Biden's 'either we or them' push at G7 impractical, unrealistic and unsustainable
Azhar Azam


Editor's note: Azhar Azam works in a private organization as market and business analyst and writes about geopolitical issues and regional conflicts. The article reflects the author's opinions and not necessarily the views of CGTN.

With an avid interest to renew America's transatlantic alliance, U.S. President Joe Biden will attend the 47th Group of Seven (G7) and NATO summits in Cornwall and Brussels within the next few days. Threatened by China's rise and global kudos for Chinese vaccine cooperation and conceptualization of universal prosperity, he wants a stable and predictable relationship with Russia to keep his obsessive focus on Beijing.

Before leaving for Europe, Biden described that his goals were geared toward "strengthening the alliance, making it clear to Putin and to China that Europe and the United States are tight." Once holding talks with the UK Prime Minister Boris Johnson, the U.S. President will also try to restore America's relationship with European countries and dispel Europe's concerns about lack of trust in the U.S.

Yet given European states do not back the idea to forge the so-called "democratic" bloc against China under declining U.S. global competitiveness and eminence, Biden should better restrain himself from using the forum for setting Beijing and Brussels, endeavoring to move forward and deepen their bilateral trade and economic ties, at odds.

The Biden administration is steadily backing away from its promise to maintain a fine balance between competition and cooperation with China.

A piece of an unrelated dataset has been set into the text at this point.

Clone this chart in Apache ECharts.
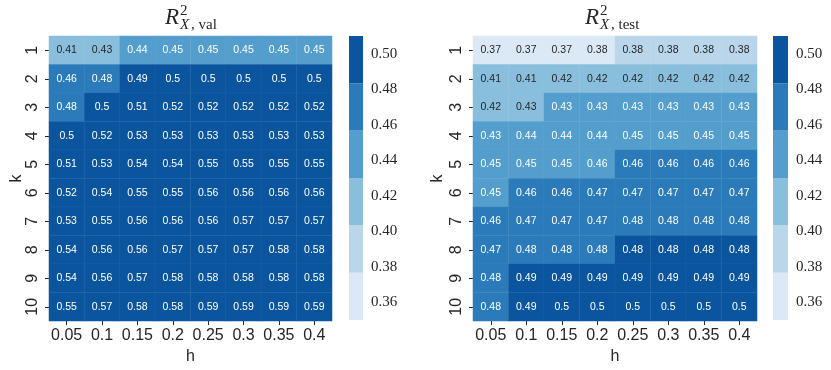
<!DOCTYPE html>
<html>
<head>
<meta charset="utf-8">
<script src="https://cdn.jsdelivr.net/npm/echarts@6/dist/echarts.min.js"></script>
<style>
  html, body { margin: 0; padding: 0; background: #fff; }
  #chart { width: 831px; height: 370px; }
</style>
</head>
<body>
<div id="chart"></div>
<script>
  var hVals = ['0.05', '0.1', '0.15', '0.2', '0.25', '0.3', '0.35', '0.4']
  var kVals = ['1', '2', '3', '4', '5', '6', '7', '8', '9', '10']

  // rows = k, cols = h
  var valScores = [
    [0.41, 0.429, 0.44, 0.45, 0.45, 0.45, 0.45, 0.45],
    [0.46, 0.48, 0.49, 0.50, 0.50, 0.50, 0.50, 0.50],
    [0.48, 0.50, 0.51, 0.52, 0.52, 0.52, 0.52, 0.52],
    [0.50, 0.52, 0.53, 0.53, 0.53, 0.53, 0.53, 0.53],
    [0.51, 0.53, 0.54, 0.54, 0.55, 0.55, 0.55, 0.55],
    [0.52, 0.54, 0.55, 0.55, 0.56, 0.56, 0.56, 0.56],
    [0.53, 0.55, 0.56, 0.56, 0.56, 0.57, 0.57, 0.57],
    [0.54, 0.56, 0.56, 0.57, 0.57, 0.57, 0.58, 0.58],
    [0.54, 0.56, 0.57, 0.58, 0.58, 0.58, 0.58, 0.58],
    [0.55, 0.57, 0.58, 0.58, 0.59, 0.59, 0.59, 0.59]
  ]
  var testScores = [
    [0.37, 0.37, 0.37, 0.376, 0.38, 0.38, 0.38, 0.38],
    [0.41, 0.41, 0.42, 0.42, 0.42, 0.42, 0.42, 0.42],
    [0.42, 0.429, 0.431, 0.431, 0.431, 0.431, 0.431, 0.431],
    [0.432, 0.44, 0.44, 0.44, 0.45, 0.45, 0.45, 0.45],
    [0.45, 0.45, 0.45, 0.456, 0.46, 0.46, 0.46, 0.46],
    [0.45, 0.46, 0.46, 0.47, 0.47, 0.47, 0.47, 0.47],
    [0.46, 0.47, 0.47, 0.47, 0.48, 0.48, 0.48, 0.48],
    [0.47, 0.48, 0.48, 0.48, 0.484, 0.484, 0.484, 0.484],
    [0.48, 0.49, 0.49, 0.49, 0.49, 0.49, 0.49, 0.49],
    [0.48, 0.49, 0.50, 0.50, 0.50, 0.50, 0.50, 0.50]
  ]
  var cbarTicks = [0.36, 0.38, 0.40, 0.42, 0.44, 0.46, 0.48, 0.50]
  var blues = ['#dbe9f6', '#bad6eb', '#89bedc', '#539ecd', '#2b7bba', '#0b559f']
  var vmin = 0.35, vmax = 0.51

  var sans = 'Liberation Sans, Arial, sans-serif'
  var serif = 'Liberation Serif, Times New Roman, serif'
  var dark = '#262626'

  // colour bin edges (6 equal bins)
  var edges = []
  for (var i = 0; i <= blues.length; i++) edges.push(vmin + i * (vmax - vmin) / blues.length)

  function cells(m) {
    var out = []
    for (var r = 0; r < m.length; r++) {
      for (var c = 0; c < m[r].length; c++) out.push([c, r, m[r][c]])
    }
    return out
  }
  var bins = []
  for (var b = 0; b < blues.length; b++) bins.push([edges[b], edges[b + 1], b])

  var pieces = blues.map(function (col, i) {
    var p = { color: col }
    if (i > 0) p.gte = edges[i]
    if (i < blues.length - 1) p.lt = edges[i + 1]
    return p
  })

  var grids = [
    { left: 49, top: 36, width: 283, height: 285 },
    { left: 349, top: 36, width: 14, height: 284 },
    { left: 473, top: 36, width: 284, height: 285 },
    { left: 773, top: 36, width: 15, height: 284 }
  ]

  function heatX(gi) {
    return {
      type: 'category', gridIndex: gi, data: hVals,
      name: 'h', nameLocation: 'middle', nameGap: 26,
      nameTextStyle: { color: dark, fontSize: 16, fontFamily: sans },
      axisLine: { show: false },
      axisTick: { show: true, alignWithLabel: true, length: 4, interval: 0, lineStyle: { color: dark } },
      axisLabel: { color: dark, fontSize: 16, fontFamily: sans, margin: 7, interval: 0 },
      splitLine: { show: false }
    }
  }
  function heatY(gi, gap) {
    return {
      type: 'category', gridIndex: gi, data: kVals, inverse: true,
      name: 'k', nameLocation: 'middle', nameGap: gap,
      nameTextStyle: { color: dark, fontSize: 16, fontFamily: sans },
      axisLine: { show: false },
      axisTick: { show: true, alignWithLabel: true, length: 4, interval: 0, lineStyle: { color: dark } },
      axisLabel: { color: dark, fontSize: 16, fontFamily: sans, rotate: 90, margin: 8, interval: 0 },
      splitLine: { show: false }
    }
  }
  function cbarX(gi) {
    return { type: 'value', gridIndex: gi, min: 0, max: 1, show: false }
  }
  function cbarY(gi) {
    return {
      type: 'value', gridIndex: gi, min: vmin, max: vmax, position: 'right',
      axisLine: { show: false },
      splitLine: { show: false },
      axisTick: { show: true, length: 4, customValues: cbarTicks, lineStyle: { color: dark } },
      axisLabel: {
        color: dark, fontSize: 15, fontFamily: serif, margin: 8,
        customValues: cbarTicks,
        formatter: function (v) { return v.toFixed(2) }
      }
    }
  }

  function cellLabel(p) {
    var v = p.value[2]
    var s = String(parseFloat(v.toFixed(2)))
    return v >= edges[3] ? '{w|' + s + '}' : '{d|' + s + '}'
  }
  function heatSeries(gi, m) {
    return {
      type: 'heatmap', xAxisIndex: gi, yAxisIndex: gi, data: cells(m),
      itemStyle: { borderColor: 'rgba(255,255,255,0.08)', borderWidth: 0.5 },
      label: {
        show: true, formatter: cellLabel,
        rich: {
          w: { color: '#ffffff', fontSize: 10.5, fontFamily: sans },
          d: { color: dark, fontSize: 10.5, fontFamily: sans }
        }
      },
      emphasis: { disabled: true }
    }
  }
  function cbarSeries(gi) {
    return {
      type: 'custom', xAxisIndex: gi, yAxisIndex: gi, data: bins, silent: true,
      renderItem: function (params, api) {
        var p1 = api.coord([0, api.value(1)])
        var p2 = api.coord([1, api.value(0)])
        return {
          type: 'rect',
          shape: { x: p1[0], y: p1[1], width: p2[0] - p1[0], height: p2[1] - p1[1] },
          style: { fill: blues[api.value(2)] }
        }
      }
    }
  }

  function titleText(x, sub) {
    return {
      type: 'group',
      children: [
        { type: 'text', x: x, y: 18, style: { text: 'R', font: 'italic 23px ' + serif, fill: dark, verticalAlign: 'middle' } },
        { type: 'text', x: x + 15, y: 11.5, style: { text: '2', font: '15px ' + serif, fill: dark, verticalAlign: 'middle' } },
        { type: 'text', x: x + 15, y: 25, style: { text: 'X', font: 'italic 15px ' + serif, fill: dark, verticalAlign: 'middle' } },
        { type: 'text', x: x + 26, y: 25, style: { text: sub, font: '15px ' + serif, fill: dark, verticalAlign: 'middle' } }
      ]
    }
  }

  var myChart = echarts.init(document.getElementById('chart'))
  var option = {
    animation: false,
    backgroundColor: '#ffffff',
    grid: grids,
    xAxis: [heatX(0), cbarX(1), heatX(2), cbarX(3)],
    yAxis: [heatY(0, 24), cbarY(1), heatY(2, 27), cbarY(3)],
    visualMap: {
      type: 'piecewise', show: false, seriesIndex: [0, 2], dimension: 2,
      pieces: pieces
    },
    graphic: [titleText(165, ', val'), titleText(585, ', test')],
    series: [heatSeries(0, valScores), cbarSeries(1), heatSeries(2, testScores), cbarSeries(3)]
  }
  option && myChart.setOption(option)
  window.addEventListener('resize', myChart.resize)
</script>
</body>
</html>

The European Union (EU) however realizes the importance of China-EU collaboration as the European Council President Charles Michel hailed the landmark investment deal a "huge step in the right direction."

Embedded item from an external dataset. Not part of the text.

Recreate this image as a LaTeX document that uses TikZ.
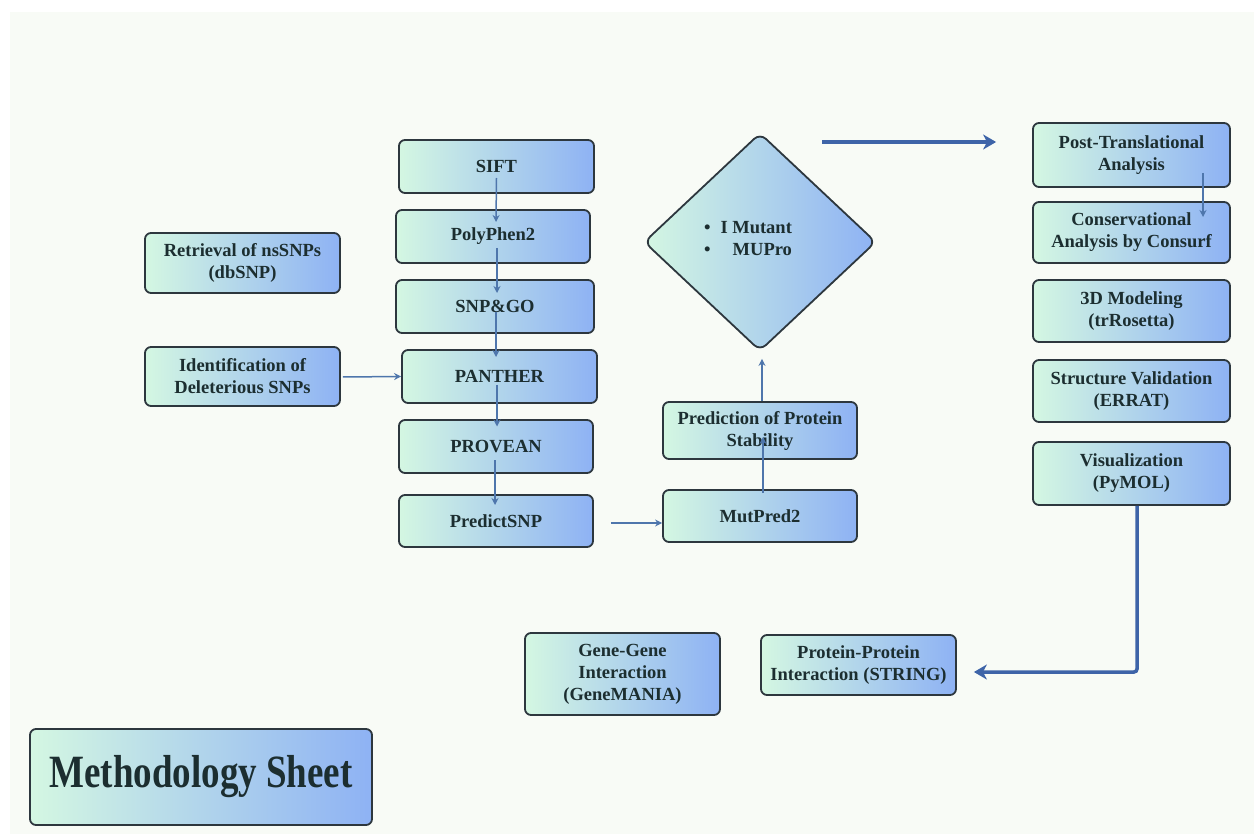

Ahead of his meeting with Biden at G7 summit, Michel's resolute support to the treaty, objective stance signaling to put away differences and buttress trade and economic ties with China – despite seeing Beijing as a competitor but also important partner of cooperation – shows way to Washington how a balance could be crafted between two sides through continuous engagement rather than sheer confrontation.

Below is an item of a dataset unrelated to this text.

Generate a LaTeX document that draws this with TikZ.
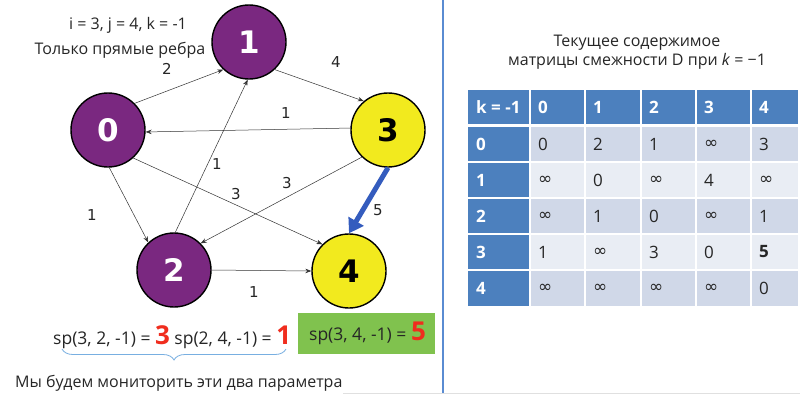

Even though the U.S. President is desperate to watch Brussels act as Washington's proxy, many officials in the White House show skepticism that Europe will ever concede its business interests or contribute to security in other regions, let alone managing to gather support for the U.S. unprovoked "long-term strategic competition with China."

Armed police officers patrol ahead of the G7 leaders summit in Carbis Bay, UK, June 9, 2021. /Getty

Armed police officers patrol ahead of the G7 leaders summit in Carbis Bay, UK, June 9, 2021. /Getty

So, as the research director of the European Council on Foreign Relations Jeremy Shapiro summed up, Europe for the U.S. is largely a grandiloquent place where American officials deliver speeches and practice hot diplomacy in scenic locations "to show up and to intone the ritual incantations of transatlantic solidarity" and hard press the European leaders support the U.S. efforts to contain China.

Biden, some argue, will have to make Europe more resilient for a return of Trumpism and help it become more autonomous and capable before enabling the U.S. to better compete against China. The wariness within the bloc to join an anti-China alliance is another major barrier in the achievement of Washington's manic ambitions. 

G7 is an informal club of wealthy and developed countries; still India was invited, leaving out the largest growing developing country and key to global economic growth, China. The division of the world on the basis of political systems exposes inequitable treatment with specific countries, doubts Biden's quest for the survival of multilateralism and most importantly, risks revival of international growth and stops other developing nations from playing their role in multilateral governance.

The EU, like China, is a victim of the U.S. tariff war over alleged national security concerns. Biden is yet to lift tariffs on European steel and aluminum, possibly as a leverage to push the bloc to meet his undue demands.

But prior to that, the U.S. President is treating the EU even harder than Trump. Biden is sustaining the "Buy American" policy, continues the blockade of the judicial system in the World Trade Organization and has made Brussels look like the bad guys by unilaterally backing the proposal to give up vaccine intellectual property rights.

The sudden shift in the U.S. behavior on vaccine cooperation is aimed at countering China, which expansively helped developing countries in inoculating their population and further pledged $3 billion over the next three years for COVID-19 response and social and economic recovery. Biden seeks to align Europe, especially Germany, to join the U.S. new Cold War against China. In order to take the industrial giant on board, he reportedly decided to waive and defended waiving sanctions on the company overseeing the Nord Stream 2 pipeline. But the Europeans including the important Chinese trade partner do not like the U.S. often-used term "adversary." Instead of becoming part of any America's China doctrine, they would put their interests before "America First."

Washington has to mend its arrogant approach that the U.S. partners can't be China's allies. The European nations have the right to draw an independent policy and maintain their relationship both with China and the U.S. Biden's push – "either we or them" – is impractical, unrealistic and unsustainable. Confrontation favors nobody and that should be Europe's message to Biden at G7.